» STATED GOAL
Only the span from the line containing "Reproduce this chart" down to the line containing "import * as echarts" is to be printed, exactly and inclusively, with pictures omitted.

*-*-*

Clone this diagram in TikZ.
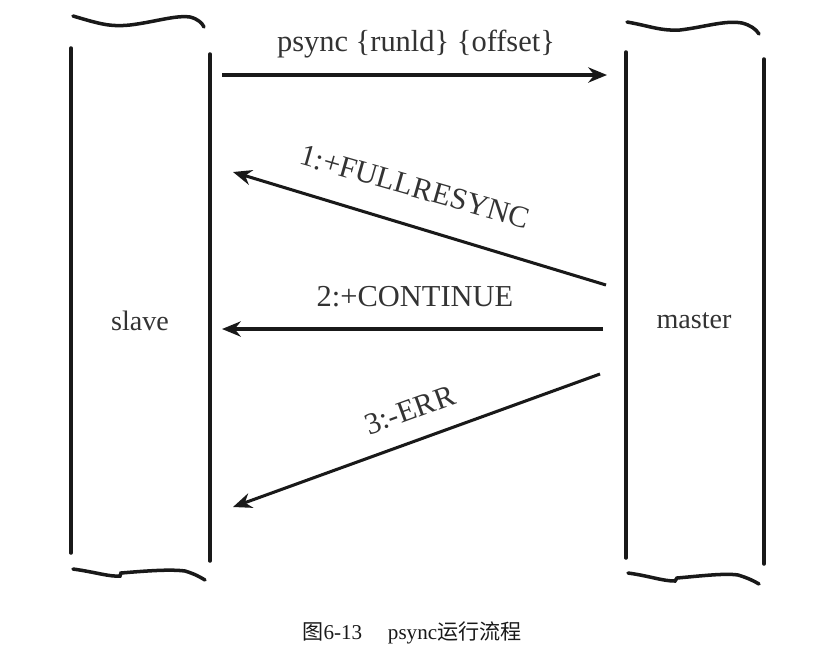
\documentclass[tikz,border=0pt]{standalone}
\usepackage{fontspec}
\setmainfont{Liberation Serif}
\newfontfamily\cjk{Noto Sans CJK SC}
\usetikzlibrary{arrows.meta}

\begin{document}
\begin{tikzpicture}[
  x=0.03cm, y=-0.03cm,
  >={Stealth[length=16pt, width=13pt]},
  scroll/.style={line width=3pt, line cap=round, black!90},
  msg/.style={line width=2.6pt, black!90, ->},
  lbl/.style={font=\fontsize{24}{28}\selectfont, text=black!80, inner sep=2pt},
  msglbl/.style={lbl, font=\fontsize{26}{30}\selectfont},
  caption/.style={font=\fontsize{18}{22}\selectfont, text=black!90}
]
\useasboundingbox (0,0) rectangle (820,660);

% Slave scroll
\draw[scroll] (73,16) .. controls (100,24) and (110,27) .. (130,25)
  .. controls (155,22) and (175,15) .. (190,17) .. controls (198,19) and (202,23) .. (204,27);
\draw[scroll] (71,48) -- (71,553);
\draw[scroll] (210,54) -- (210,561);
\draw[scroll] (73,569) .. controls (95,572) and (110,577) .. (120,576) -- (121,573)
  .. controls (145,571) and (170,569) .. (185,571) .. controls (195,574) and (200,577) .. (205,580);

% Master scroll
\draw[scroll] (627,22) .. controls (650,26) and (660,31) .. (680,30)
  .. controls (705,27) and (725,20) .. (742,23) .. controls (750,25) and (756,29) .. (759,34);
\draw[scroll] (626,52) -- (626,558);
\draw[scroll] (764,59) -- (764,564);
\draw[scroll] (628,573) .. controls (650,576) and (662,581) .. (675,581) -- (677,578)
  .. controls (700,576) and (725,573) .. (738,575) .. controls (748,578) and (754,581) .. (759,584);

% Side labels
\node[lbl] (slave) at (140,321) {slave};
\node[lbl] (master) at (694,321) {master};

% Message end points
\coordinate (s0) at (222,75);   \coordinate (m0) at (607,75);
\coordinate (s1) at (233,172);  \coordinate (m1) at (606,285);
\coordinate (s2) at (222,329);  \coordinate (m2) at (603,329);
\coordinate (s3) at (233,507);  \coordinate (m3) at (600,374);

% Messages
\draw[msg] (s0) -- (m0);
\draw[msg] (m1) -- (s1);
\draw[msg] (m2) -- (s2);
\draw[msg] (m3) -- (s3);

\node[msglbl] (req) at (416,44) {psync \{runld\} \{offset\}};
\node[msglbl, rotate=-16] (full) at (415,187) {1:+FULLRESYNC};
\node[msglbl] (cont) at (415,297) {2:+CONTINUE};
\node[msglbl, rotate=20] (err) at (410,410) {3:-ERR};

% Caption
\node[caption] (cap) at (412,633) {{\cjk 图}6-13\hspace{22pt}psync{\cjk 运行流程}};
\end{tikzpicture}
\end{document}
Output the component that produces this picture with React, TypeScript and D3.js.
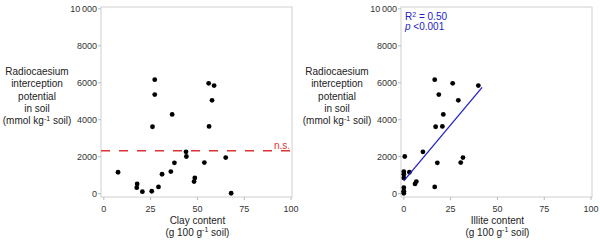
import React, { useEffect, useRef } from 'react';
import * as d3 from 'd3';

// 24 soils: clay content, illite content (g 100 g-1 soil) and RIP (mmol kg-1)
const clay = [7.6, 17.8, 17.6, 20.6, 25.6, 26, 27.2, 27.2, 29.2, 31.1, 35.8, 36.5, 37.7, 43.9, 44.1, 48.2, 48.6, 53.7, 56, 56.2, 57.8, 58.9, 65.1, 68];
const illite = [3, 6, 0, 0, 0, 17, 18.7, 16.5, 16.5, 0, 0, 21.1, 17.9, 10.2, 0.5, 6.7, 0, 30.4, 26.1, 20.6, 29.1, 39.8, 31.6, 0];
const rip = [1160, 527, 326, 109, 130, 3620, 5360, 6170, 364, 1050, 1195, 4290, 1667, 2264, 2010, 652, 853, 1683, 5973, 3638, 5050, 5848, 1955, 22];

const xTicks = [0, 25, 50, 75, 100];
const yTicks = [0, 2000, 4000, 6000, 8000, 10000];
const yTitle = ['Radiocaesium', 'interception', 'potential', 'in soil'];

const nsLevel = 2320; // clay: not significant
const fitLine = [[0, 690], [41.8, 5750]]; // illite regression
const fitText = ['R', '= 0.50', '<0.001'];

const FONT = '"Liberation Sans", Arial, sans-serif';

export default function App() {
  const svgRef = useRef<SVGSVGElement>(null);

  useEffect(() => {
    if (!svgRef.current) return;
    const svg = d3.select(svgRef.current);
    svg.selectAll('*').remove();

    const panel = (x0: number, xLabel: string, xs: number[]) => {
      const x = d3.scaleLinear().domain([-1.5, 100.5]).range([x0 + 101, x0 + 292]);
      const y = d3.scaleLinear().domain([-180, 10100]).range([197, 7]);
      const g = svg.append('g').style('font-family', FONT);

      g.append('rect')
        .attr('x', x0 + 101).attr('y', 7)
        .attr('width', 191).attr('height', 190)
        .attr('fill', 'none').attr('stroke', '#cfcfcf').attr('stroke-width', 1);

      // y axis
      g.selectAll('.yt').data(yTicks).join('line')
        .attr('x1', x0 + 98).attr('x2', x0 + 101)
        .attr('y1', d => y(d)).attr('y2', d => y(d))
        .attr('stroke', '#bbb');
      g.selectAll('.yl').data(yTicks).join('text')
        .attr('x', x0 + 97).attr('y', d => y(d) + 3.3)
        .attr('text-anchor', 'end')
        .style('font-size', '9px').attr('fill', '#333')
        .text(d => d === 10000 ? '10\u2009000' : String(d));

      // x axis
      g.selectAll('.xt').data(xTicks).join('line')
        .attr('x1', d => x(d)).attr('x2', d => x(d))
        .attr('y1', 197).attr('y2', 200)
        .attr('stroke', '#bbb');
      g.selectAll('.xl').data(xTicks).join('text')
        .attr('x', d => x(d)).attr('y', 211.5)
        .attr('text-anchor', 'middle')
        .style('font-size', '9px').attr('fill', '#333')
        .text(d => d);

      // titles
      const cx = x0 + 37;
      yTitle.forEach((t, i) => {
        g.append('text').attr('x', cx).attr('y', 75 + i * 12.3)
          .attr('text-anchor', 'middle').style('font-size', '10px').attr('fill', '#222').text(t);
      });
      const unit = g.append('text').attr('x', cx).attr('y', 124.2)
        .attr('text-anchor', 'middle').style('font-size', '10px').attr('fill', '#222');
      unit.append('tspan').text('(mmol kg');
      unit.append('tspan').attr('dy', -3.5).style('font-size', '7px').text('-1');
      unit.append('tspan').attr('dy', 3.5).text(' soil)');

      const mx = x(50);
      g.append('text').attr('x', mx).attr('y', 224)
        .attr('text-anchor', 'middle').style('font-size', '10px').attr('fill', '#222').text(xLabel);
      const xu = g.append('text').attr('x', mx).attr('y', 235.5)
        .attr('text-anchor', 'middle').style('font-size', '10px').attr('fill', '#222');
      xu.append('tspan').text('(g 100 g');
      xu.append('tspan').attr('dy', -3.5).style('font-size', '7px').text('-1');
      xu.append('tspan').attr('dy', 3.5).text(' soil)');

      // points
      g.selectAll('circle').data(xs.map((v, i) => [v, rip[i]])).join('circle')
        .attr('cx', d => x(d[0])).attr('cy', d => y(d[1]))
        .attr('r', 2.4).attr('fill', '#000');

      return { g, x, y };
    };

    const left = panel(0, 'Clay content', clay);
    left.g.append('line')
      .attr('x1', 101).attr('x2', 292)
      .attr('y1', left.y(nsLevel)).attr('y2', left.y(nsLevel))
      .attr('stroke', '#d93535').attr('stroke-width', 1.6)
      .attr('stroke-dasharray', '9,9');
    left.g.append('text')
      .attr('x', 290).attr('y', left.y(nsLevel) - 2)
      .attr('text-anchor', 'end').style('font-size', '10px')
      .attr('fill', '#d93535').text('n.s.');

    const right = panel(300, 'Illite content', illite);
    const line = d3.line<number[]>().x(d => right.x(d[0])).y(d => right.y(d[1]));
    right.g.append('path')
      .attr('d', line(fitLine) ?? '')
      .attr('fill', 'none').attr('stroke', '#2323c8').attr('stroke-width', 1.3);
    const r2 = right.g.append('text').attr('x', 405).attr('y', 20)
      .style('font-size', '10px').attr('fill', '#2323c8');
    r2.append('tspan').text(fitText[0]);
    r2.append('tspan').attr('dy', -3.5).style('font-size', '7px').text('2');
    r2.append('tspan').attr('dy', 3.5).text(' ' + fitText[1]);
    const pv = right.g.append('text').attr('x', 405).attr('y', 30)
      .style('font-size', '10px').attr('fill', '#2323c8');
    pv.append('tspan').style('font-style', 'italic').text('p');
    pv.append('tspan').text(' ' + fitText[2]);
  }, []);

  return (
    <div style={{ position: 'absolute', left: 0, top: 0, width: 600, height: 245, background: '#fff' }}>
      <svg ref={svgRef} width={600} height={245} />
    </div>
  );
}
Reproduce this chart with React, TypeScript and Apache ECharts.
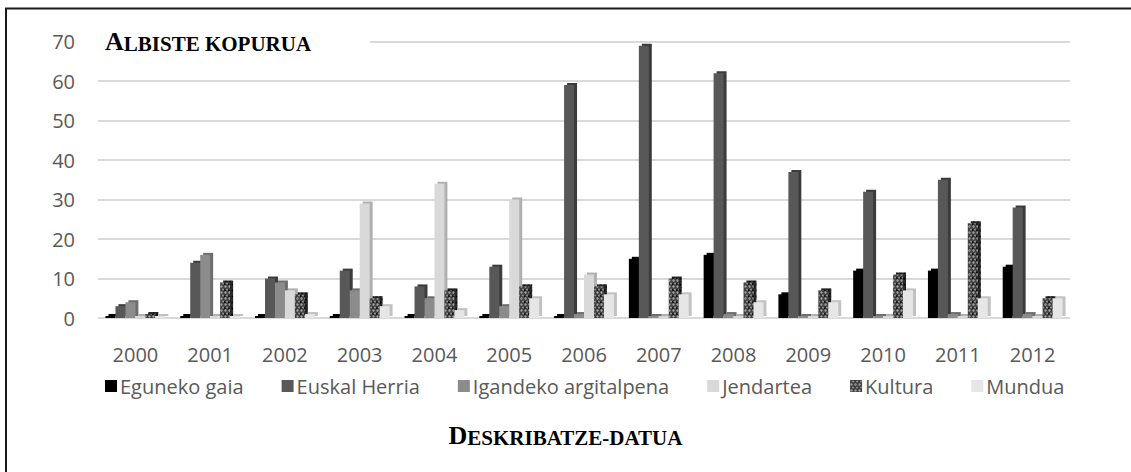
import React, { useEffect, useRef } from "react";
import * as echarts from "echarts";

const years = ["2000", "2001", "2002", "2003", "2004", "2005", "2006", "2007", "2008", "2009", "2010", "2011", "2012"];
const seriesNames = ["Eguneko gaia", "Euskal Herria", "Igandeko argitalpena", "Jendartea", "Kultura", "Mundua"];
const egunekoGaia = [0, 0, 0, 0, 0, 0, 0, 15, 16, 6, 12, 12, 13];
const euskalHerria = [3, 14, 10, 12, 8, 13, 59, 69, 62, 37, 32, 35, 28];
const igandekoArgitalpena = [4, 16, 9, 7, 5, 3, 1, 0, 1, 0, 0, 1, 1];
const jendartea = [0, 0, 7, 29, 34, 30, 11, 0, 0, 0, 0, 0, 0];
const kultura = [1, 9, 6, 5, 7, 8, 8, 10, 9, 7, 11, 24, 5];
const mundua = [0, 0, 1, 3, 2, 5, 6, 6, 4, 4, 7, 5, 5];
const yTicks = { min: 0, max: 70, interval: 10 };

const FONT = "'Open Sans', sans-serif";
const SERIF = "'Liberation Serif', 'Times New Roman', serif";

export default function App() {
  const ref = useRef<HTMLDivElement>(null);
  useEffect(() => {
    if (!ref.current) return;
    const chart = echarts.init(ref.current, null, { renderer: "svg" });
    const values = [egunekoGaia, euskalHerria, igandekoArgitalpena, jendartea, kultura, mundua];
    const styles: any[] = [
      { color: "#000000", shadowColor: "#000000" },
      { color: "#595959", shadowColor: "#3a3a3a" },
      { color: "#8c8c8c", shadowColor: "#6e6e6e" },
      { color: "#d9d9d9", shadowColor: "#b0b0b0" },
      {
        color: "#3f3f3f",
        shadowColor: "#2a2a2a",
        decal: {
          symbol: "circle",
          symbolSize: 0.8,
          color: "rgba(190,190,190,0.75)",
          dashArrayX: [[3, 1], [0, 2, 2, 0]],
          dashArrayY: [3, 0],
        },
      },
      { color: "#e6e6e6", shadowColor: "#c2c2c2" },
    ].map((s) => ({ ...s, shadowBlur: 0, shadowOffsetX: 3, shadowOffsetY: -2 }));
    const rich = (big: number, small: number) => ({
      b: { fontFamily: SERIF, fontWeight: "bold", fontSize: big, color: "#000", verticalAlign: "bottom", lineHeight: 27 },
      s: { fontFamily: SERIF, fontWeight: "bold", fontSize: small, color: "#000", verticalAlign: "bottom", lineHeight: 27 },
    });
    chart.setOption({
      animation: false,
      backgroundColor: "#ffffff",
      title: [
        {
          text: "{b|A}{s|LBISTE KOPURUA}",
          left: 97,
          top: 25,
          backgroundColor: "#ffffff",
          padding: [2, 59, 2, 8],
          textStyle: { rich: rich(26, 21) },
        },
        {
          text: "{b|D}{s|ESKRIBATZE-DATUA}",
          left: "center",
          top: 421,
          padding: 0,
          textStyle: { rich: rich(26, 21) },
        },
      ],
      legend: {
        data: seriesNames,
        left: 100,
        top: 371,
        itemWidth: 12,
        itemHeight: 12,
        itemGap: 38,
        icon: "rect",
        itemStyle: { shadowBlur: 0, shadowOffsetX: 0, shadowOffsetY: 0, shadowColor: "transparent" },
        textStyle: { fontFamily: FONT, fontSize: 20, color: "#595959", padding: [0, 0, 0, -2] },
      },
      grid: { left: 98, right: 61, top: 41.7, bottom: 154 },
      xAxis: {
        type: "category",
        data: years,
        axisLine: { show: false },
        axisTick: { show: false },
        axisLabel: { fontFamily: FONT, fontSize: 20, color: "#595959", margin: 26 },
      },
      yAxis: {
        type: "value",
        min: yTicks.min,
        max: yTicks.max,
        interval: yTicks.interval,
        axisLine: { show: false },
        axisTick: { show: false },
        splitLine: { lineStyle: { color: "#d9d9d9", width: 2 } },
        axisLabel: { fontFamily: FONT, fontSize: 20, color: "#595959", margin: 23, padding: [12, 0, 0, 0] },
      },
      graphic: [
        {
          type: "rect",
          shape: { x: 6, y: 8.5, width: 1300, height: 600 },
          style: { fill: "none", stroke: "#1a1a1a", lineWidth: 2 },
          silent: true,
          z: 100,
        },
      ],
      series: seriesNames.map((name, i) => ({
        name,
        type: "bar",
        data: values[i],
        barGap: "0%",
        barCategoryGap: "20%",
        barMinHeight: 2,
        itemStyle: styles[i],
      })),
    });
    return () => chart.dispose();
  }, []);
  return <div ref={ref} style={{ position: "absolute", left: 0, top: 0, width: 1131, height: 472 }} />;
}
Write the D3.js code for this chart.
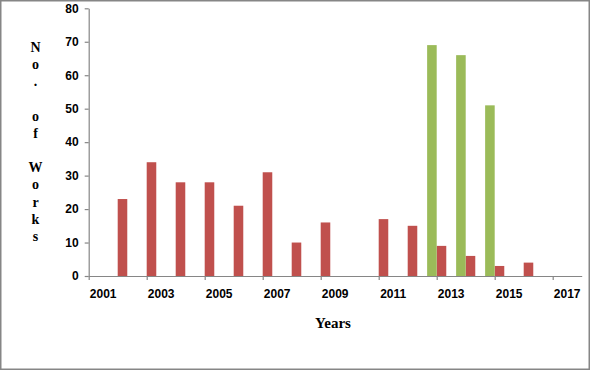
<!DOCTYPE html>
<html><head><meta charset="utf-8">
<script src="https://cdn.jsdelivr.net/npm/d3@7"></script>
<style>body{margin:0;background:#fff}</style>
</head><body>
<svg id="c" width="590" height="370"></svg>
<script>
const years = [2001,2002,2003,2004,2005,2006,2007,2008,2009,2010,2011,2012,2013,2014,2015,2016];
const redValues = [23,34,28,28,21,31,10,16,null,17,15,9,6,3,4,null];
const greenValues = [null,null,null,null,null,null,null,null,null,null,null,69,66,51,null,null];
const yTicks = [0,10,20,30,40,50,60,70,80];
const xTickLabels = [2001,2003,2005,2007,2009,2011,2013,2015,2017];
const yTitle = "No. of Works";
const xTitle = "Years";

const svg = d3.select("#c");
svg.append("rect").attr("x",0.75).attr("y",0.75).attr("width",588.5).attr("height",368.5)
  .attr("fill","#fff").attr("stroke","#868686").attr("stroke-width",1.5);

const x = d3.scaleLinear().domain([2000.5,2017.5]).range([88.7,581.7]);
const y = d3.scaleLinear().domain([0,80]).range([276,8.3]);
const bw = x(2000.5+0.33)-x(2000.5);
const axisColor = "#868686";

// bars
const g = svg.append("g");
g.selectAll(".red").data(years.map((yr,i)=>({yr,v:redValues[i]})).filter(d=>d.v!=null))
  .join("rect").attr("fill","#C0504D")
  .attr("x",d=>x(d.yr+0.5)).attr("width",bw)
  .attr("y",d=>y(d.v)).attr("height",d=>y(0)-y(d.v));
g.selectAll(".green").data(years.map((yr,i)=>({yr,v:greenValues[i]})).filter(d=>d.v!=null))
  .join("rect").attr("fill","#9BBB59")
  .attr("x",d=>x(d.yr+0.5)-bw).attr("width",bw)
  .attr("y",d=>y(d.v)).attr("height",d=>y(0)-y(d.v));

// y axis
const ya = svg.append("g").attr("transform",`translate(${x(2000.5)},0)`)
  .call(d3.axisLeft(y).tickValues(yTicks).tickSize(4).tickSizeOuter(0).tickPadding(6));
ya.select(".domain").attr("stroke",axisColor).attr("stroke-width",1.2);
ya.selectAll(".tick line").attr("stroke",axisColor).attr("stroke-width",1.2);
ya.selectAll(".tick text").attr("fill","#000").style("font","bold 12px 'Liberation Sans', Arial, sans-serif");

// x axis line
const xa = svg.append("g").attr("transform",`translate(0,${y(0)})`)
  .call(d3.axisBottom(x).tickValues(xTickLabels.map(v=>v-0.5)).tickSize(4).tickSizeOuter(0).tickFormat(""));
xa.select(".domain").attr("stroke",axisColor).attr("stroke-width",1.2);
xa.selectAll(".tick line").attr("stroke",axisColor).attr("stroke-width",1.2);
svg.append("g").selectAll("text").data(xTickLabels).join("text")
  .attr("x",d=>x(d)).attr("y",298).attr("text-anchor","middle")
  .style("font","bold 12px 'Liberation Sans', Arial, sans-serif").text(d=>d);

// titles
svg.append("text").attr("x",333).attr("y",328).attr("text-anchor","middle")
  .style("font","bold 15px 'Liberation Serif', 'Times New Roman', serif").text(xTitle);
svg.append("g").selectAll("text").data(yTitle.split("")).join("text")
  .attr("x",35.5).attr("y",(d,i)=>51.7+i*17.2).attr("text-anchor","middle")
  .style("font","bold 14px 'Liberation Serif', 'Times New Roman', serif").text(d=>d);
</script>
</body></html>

*-*-*

» ANSWER
Reproduce this chart with React, TypeScript and Apache ECharts.
import React, { useEffect, useRef } from "react";
import * as echarts from "echarts";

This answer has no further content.